A l’heure où le white se fait « mater » par le black,
l’injonction : « speak white » à destination des québécois qui
devaient impérativement parler la langue du colon, n’est même plus nécessaire,
l’anglais est devenu hégémonique.
L'anglais intégral s'installe dans les conseils d’administration,
« globisch » passe partout, « anglobal » , « anglolaid » : « maisoning »
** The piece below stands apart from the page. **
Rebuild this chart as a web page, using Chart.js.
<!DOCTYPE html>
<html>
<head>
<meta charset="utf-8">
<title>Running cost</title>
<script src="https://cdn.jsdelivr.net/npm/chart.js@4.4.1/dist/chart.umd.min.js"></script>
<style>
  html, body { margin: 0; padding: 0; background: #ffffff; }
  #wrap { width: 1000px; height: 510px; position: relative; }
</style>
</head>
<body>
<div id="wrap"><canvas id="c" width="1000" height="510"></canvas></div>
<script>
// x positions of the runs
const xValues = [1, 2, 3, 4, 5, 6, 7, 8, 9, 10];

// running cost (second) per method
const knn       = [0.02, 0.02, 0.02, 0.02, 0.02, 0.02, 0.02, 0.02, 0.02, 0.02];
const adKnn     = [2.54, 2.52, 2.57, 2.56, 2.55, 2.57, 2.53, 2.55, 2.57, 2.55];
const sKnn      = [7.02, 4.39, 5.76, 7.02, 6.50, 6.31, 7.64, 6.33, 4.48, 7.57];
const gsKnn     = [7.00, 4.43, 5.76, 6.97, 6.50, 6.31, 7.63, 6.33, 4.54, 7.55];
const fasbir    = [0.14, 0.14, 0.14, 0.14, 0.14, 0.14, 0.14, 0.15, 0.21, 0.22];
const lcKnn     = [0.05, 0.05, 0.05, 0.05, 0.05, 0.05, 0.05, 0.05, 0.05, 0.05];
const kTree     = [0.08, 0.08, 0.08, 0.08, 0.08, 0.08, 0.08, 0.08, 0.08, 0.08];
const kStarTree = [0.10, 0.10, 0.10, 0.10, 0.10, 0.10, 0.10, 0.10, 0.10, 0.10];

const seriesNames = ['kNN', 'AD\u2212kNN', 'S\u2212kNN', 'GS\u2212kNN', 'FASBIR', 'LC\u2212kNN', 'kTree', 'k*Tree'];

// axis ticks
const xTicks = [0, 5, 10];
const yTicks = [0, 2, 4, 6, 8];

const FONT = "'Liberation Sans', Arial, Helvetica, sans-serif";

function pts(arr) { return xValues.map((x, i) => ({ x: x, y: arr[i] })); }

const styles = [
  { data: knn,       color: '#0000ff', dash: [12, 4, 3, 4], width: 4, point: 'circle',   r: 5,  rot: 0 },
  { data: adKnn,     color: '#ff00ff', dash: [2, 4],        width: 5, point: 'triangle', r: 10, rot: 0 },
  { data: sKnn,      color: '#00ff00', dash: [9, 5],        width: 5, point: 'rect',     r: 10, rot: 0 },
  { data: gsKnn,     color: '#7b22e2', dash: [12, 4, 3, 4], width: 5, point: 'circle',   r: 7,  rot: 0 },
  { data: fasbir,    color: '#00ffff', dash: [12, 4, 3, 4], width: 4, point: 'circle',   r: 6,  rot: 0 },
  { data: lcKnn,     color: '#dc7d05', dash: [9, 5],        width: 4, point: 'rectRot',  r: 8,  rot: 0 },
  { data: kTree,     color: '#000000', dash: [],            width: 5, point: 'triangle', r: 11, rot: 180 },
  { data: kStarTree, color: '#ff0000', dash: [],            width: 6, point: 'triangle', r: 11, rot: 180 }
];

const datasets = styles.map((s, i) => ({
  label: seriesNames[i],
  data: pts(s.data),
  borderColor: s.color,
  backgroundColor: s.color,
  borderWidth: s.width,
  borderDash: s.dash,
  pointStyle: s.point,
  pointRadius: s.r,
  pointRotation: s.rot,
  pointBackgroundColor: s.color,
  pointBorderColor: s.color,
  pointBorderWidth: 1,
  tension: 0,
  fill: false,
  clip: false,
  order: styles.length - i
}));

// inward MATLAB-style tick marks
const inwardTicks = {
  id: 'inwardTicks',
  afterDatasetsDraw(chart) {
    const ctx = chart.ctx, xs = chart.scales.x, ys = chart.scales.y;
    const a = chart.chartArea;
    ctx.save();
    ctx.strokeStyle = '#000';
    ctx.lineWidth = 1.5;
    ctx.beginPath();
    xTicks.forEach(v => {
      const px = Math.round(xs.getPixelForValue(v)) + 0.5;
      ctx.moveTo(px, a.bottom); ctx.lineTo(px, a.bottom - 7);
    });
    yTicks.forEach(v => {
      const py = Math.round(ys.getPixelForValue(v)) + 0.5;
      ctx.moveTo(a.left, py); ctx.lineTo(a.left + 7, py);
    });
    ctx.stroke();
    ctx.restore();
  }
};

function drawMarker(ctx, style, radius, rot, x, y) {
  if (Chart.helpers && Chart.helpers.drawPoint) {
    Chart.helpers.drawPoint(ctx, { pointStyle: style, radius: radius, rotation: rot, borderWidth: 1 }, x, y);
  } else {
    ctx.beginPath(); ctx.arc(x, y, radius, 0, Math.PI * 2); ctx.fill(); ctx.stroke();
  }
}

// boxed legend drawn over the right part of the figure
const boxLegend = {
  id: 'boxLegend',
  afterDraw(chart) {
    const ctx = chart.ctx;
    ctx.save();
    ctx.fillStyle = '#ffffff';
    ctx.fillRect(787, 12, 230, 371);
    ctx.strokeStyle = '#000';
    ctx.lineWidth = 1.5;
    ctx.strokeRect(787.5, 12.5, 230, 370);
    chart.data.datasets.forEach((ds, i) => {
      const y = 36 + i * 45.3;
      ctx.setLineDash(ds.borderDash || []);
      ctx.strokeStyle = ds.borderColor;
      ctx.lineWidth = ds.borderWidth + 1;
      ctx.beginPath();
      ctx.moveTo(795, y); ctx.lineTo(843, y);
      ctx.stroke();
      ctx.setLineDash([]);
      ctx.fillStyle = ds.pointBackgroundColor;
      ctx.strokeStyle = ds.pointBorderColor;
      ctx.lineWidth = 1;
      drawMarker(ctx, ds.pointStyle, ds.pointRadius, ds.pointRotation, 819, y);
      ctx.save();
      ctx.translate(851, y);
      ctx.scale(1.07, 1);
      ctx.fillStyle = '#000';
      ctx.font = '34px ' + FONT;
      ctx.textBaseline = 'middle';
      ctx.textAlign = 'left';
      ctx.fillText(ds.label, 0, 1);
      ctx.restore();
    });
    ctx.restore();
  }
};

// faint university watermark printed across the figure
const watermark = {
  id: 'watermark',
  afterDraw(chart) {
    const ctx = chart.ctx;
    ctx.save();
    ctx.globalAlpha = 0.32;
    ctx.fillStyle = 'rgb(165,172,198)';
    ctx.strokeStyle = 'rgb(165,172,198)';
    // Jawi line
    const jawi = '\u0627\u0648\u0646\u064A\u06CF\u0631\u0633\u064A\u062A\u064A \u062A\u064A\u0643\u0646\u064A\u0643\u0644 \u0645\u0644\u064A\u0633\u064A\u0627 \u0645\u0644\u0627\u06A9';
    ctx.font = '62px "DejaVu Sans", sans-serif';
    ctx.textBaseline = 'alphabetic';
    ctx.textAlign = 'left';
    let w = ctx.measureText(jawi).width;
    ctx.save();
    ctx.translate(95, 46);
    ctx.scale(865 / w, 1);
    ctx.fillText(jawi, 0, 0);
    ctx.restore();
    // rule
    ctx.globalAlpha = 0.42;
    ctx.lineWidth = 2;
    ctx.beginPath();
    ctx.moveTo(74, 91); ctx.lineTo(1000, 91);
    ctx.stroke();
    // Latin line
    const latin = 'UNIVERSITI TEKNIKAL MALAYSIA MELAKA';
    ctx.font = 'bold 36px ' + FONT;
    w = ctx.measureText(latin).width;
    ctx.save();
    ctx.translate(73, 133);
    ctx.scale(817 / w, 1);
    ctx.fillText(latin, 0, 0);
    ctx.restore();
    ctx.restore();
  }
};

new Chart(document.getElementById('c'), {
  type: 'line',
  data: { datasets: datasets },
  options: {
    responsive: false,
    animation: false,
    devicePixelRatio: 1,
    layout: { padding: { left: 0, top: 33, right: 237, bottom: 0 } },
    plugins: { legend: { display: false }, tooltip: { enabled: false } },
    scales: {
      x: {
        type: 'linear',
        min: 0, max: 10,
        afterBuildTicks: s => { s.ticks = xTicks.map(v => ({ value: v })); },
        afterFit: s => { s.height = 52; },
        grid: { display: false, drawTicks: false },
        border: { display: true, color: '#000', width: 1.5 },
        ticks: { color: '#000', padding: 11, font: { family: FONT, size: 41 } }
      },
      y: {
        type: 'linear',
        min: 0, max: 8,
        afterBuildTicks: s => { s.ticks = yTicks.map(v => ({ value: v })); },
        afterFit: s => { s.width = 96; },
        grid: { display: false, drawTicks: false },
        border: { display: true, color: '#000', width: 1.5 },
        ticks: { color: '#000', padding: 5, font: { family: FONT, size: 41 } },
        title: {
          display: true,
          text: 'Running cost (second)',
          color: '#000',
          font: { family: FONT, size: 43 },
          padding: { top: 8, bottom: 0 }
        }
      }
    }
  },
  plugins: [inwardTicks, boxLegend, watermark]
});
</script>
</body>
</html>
et « France bashing ». On ne
court plus on « run », « fooding » se substitue à
« cuisine »,
« Il y aurait
aujourd’hui, plus de mots anglais sur les murs de Paris que de mots allemands
sous l’Occupation. » Michel Serres.
J’avais oublié la signification de « chiac » pourtant appris avec Lisa Leblanc
« une des
variétés du français acadien, qui comporte une part plus ou
moins importante de mots empruntés à l'anglais»
Exemple :« Ça t'tente tu
d'aller watcher un movie? » (Est-ce que ça te tente d'aller voir un film?)
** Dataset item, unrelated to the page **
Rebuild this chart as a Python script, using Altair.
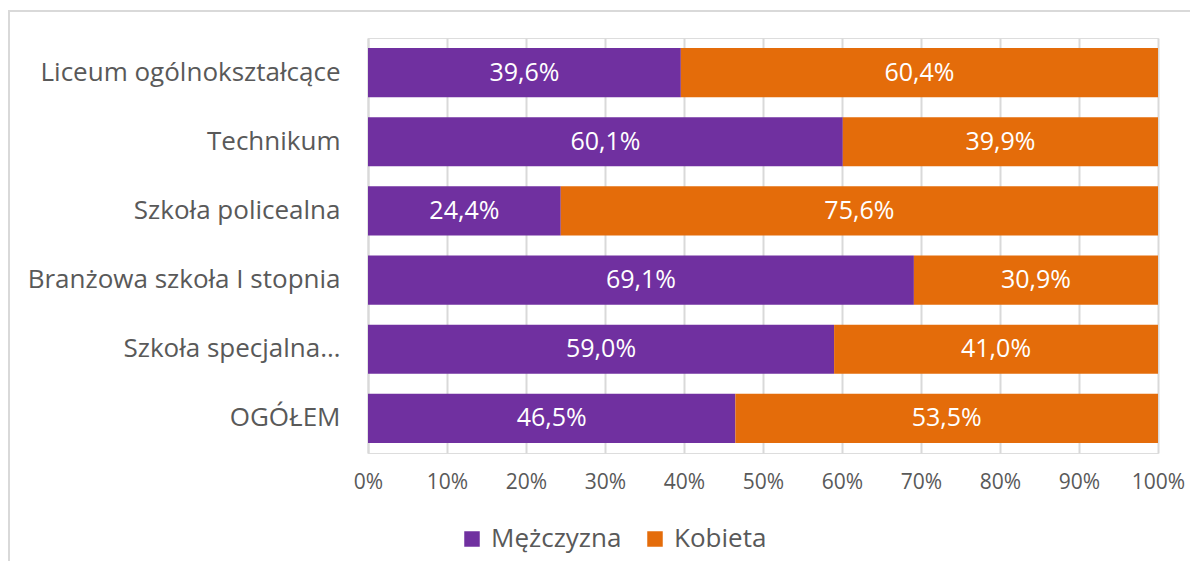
import altair as alt
import pandas as pd

categories = [
    "Liceum ogólnokształcące",
    "Technikum",
    "Szkoła policealna",
    "Branżowa szkoła I stopnia",
    "Szkoła specjalna…",
    "OGÓŁEM",
]
series = ["Mężczyzna", "Kobieta"]
men = [39.6, 60.1, 24.4, 69.1, 59.0, 46.5]
women = [60.4, 39.9, 75.6, 30.9, 41.0, 53.5]
colors = ["#7030A0", "#E46C0A"]
x_ticks = [0, 10, 20, 30, 40, 50, 60, 70, 80, 90, 100]

rows = []
for c, m, w in zip(categories, men, women):
    rows.append({"cat": c, "series": series[0], "idx": 0, "value": m})
    rows.append({"cat": c, "series": series[1], "idx": 1, "value": w})
df = pd.DataFrame(rows)

FONT = "Open Sans"
TXT = "#595959"
GRID = "#d9d9d9"

base = alt.Chart(df).transform_stack(
    stack="value", groupby=["cat"], as_=["x0", "x1"],
    sort=[alt.SortField("idx", order="ascending")]
).transform_calculate(
    mid="(datum.x0 + datum.x1) / 2",
    lab="replace(format(datum.value, '.1f'), '.', ',') + '%'"
)

y_enc = alt.Y(
    "cat:N", sort=categories, title=None,
    scale=alt.Scale(paddingInner=0.29, paddingOuter=0.145),
    axis=alt.Axis(labelFont=FONT, labelFontSize=26, labelColor=TXT,
                  labelPadding=28, ticks=False, domain=True,
                  domainColor=GRID, domainWidth=2, labelLimit=400),
)

bars = base.mark_bar().encode(
    x=alt.X("x0:Q", scale=alt.Scale(domain=[0, 100], nice=False), title=None,
            axis=alt.Axis(values=x_ticks, labelExpr="datum.value + '%'",
                          labelFont=FONT, labelFontSize=21, labelColor=TXT,
                          labelFlush=False, labelBound=False, labelOverlap=False,
                          labelPadding=18, ticks=False, domain=False,
                          grid=True, gridColor=GRID, gridWidth=2)),
    x2="x1:Q",
    y=y_enc,
    color=alt.Color("series:N", sort=series,
                    scale=alt.Scale(domain=series, range=colors),
                    legend=alt.Legend(title=None, orient="none", direction="horizontal",
                                      legendX=91, legendY=488,
                                      symbolType="square", symbolSize=240,
                                      symbolStrokeWidth=0, symbolOpacity=1,
                                      labelFont=FONT, labelFontSize=26, labelColor=TXT,
                                      labelOffset=6, columnPadding=20)),
    order=alt.Order("idx:Q"),
)

texts = base.mark_text(color="white", font=FONT, fontSize=25, baseline="middle").encode(
    x="mid:Q",
    y=alt.Y("cat:N", sort=categories),
    text="lab:N",
)

border_top = alt.Chart(pd.DataFrame({"a": [0]})).mark_rule(color=GRID, strokeWidth=2).encode(
    x=alt.value(-360), x2=alt.value(840), y=alt.value(-27)
)
border_left = alt.Chart(pd.DataFrame({"a": [0]})).mark_rule(color=GRID, strokeWidth=2).encode(
    x=alt.value(-359), y=alt.value(-27), y2=alt.value(540)
)

chart = alt.layer(bars, texts, border_top, border_left).properties(
    width=790, height=415,
    autosize=alt.AutoSizeParams(type="none"),
    padding={"left": 360, "top": 30, "right": 32, "bottom": 108},
).configure_view(stroke=None).configure(background="white")

chart.save("out.html", embed_options={"renderer": "svg", "actions": False})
Ce mot qui claque, figure parmi quelques termes qui m’ont
paru énigmatiques et rendent ces 42 pages parfois difficiles à lire, alors que
l’interrogation figurant sur la couverture « pourquoi renoncer au bonheur de parler
français ? » laissait entrevoir du plaisir, d’autant plus que
l’auteur est un poète, spécialiste de Rimbaud.
L’avenir se révèle plutôt sombre pour notre langue, « la
plus littéraire du monde », car il n’est pas question que de lexique, même
si l’examen de la différence entre les deux premières personnes,« I » et « je » recèle
des trésors de finesse, c’est une vision du monde qui est en jeu.
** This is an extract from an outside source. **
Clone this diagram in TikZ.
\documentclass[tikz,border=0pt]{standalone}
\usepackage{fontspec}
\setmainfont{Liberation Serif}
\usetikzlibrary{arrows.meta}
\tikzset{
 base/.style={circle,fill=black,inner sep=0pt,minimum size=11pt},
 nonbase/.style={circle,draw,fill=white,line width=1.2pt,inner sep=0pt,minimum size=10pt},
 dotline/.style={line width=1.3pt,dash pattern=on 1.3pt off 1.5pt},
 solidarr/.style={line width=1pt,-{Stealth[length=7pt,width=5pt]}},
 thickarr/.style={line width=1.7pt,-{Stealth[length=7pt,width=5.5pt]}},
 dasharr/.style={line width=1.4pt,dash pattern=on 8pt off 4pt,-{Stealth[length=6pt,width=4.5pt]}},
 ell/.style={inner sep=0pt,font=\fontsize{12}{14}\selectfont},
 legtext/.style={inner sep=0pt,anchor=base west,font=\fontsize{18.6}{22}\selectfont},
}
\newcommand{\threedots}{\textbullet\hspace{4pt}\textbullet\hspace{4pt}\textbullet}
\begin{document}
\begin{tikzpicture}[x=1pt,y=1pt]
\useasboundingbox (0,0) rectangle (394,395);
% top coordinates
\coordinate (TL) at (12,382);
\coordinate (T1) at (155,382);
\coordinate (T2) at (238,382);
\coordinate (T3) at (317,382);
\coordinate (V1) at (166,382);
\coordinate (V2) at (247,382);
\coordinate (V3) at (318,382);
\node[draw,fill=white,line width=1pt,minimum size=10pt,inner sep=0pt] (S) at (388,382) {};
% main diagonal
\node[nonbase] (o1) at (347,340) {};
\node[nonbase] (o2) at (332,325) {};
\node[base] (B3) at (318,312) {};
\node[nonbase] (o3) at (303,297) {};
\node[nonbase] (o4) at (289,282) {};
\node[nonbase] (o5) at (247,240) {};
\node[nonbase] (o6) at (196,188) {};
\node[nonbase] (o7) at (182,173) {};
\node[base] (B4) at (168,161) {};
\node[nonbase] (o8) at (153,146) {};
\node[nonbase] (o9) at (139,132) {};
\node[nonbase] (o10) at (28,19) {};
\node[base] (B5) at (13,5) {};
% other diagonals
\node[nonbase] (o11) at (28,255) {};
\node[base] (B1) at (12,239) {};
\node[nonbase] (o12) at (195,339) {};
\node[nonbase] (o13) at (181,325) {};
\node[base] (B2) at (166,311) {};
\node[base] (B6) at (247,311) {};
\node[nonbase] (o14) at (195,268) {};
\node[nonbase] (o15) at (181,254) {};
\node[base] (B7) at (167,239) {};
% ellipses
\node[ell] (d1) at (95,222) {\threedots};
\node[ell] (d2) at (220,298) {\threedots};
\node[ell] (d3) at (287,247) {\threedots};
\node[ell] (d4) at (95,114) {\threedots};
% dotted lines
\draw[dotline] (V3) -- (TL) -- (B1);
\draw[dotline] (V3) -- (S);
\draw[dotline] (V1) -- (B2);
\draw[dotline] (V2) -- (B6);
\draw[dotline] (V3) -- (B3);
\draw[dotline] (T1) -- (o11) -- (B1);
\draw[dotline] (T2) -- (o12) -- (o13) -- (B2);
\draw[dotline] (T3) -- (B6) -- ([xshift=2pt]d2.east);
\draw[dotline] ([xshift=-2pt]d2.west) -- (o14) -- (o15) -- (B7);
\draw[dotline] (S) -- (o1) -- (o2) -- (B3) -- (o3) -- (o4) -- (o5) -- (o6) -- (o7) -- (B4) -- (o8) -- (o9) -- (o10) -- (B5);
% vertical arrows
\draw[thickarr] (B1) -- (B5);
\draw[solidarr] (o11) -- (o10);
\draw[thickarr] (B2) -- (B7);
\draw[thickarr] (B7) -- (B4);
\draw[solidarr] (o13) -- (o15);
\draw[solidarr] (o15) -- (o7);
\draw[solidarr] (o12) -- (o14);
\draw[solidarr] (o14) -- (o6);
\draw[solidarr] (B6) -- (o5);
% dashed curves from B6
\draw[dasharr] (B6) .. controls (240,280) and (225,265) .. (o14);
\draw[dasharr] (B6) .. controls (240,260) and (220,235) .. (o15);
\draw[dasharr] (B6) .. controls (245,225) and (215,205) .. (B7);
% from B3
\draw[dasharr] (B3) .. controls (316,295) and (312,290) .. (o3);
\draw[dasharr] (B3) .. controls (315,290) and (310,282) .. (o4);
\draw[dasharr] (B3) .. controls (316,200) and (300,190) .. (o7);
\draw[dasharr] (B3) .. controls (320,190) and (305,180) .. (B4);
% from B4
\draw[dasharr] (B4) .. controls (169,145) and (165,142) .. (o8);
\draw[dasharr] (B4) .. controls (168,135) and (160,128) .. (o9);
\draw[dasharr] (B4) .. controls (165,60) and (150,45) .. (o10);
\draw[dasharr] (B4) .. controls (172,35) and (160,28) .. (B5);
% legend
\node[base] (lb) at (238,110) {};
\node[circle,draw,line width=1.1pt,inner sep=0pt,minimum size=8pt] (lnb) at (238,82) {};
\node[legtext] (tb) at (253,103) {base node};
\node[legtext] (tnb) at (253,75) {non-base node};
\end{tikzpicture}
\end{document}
Pour donner une idée de la richesse de cet essai dans la
collection « tract » de chez Gallimard, j’extrais un passage de
circonstance qui peut sembler cependant anecdotique dans un ensemble charpenté.
« L’écriture
dite inclusive, ignorante de la langue française, laide, sourde, simpliste,
moraliste et d’ailleurs illisible, appropriée à des relations en chien de
faïence, constitue un signe manifeste de l’auto colonisation américaine,
séparatiste et communautariste, opposée à la coprésence esthétisée de cette
idéalisation en langue française. Ainsi sans la brumisation du e muet, la
féminisation « genrée » s’active dans le même sens que l’écriture
dite inclusive, dont on s’aveugle à ne pas voir qu’elle est exclusive :
soumise aux représentations américaines, elles en propagent les pratiques,
political correctness, sexual harrassment, juridisme… »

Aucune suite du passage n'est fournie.